Dans le cas où le marché est fortement baissier à la fin du contrat, il est possible aussi de transférer son avoir sur un dépôt de titres et d’attendre une éventuelle embellie des marchés pour récupérer sa mise. Enfin, il ne faut pas hésiter non plus à changer le genre de fonds lié à sa police en cours de contrat, comme le proposent certains assureurs. On peut ainsi sécuriser son capital en basculant sur un plan d’investissement moins exposé.
Alexandre Beuchat
Retrouvez de nombreux conseils dans notre guide «Toutes vos assurances».
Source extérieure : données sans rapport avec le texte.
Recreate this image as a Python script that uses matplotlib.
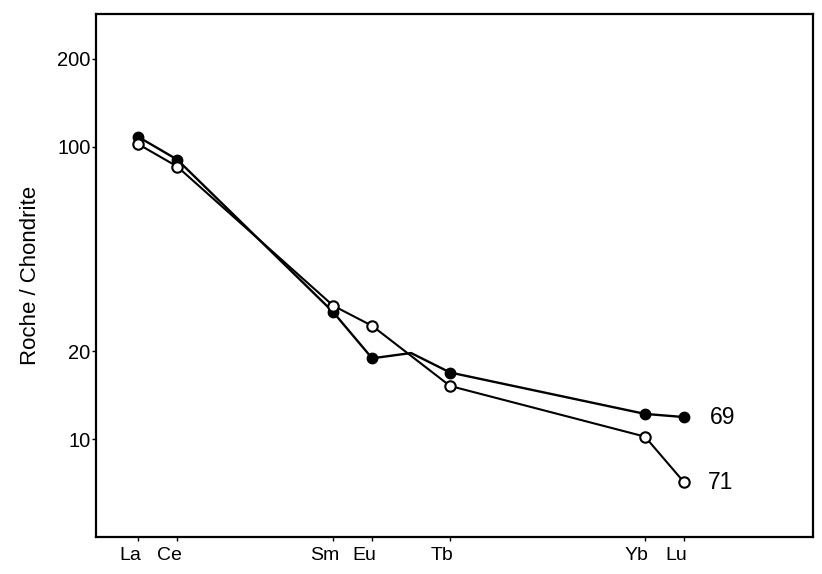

Séparer l’épargne et la couverture du risque
N’en déplaise aux assureurs, la couverture du risque et l’épargne ne font pas bon ménage. Les rendements sont faibles, tandis que les prestations des risques demeurent limitées. «D’expérience, il est plus intéressant de séparer l’épargne et le risque», souligne Roland Bron, directeur de VZ pour la Suisse romande. Autant opter pour une assurance décès, aussi appelée «assurance vie risque pur» ou «assurance risque de vie». Cette solution, qui pallie les lacunes de la prévoyance, est particulièrement indiquée pour les jeunes familles (lire «Un pari sur la vie»). Pour le versant épargne, on peut notamment opter pour des fonds indiciels (ETF), propose Roland Bron. A ses yeux, les assurances vie mixtes ne sont pas une bonne solution, surtout depuis la chute des taux d’intérêt. D’une part, les frais de gestion et la couverture du risque de décès entament le rendement et la transparence fait souvent défaut. De l’autre, le capital est immobilisé durant une longue période.